Let Go – WTF does this mean?

There comes a time in every coach’s life when he says to a student: “you just gotta let go”

The problem with this is that it means a hell of a lot to the teacher (who has experienced letting go) but nothing to the student (who -you’ve guessed it- hasn’t). Even if you go on to explain it in detail – the physicality, the mindset, the freedom, the student can’t hear you because all these details become yet more instructions and techniques to be clutched onto like the proverbial drunk teenager and his toilet bowl.

So I offer one possibility to people who have been going at this for a while, approach regularly but get high flake rates or have hit a plateau.

Abandon your crutch.

The great comedian George Carlin had one special attribute – he abandoned his material and wrote a whole new hour of standup every year. To comedians who had been pedaling out the same material for years, this seemed crazy. But George is one of the finest stand up comedians of all time (IMHO).

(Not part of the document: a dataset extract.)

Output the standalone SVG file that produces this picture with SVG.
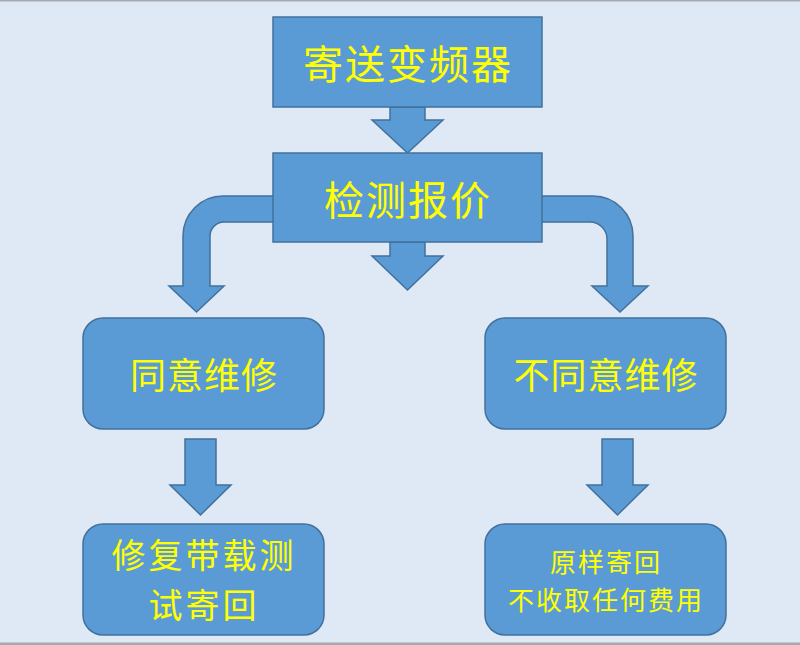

Because of this renewal, this shedding of the skin, he always felt fresh, his act felt relevant and young, even when he was knocking out hour long specials in his 70s. He was the David Bowie of comedy – always reinventing, never becoming stale.

It’s the same in the daygame game. Some people rely so heavily on their material that it becomes a crutch and eventually a total mood killer. On a sub-communication level, you know it and she knows it – it’s old material and saps your life, your spontaneity.

So, when someone tells you “let go”, that’s one thing to let go of – start again, with fresh, more spontaneous openers, without the daygame blueprint clichĂ©s. It’s uncomfortable for a while and you will fail more, but that’s excellent news – because you learn again, and progress is made. The best of everything I’ve ever seen has come from spontaneous, in-the-flow interactions and that’s what I suggest you do, especially if someone tells you to “let go”.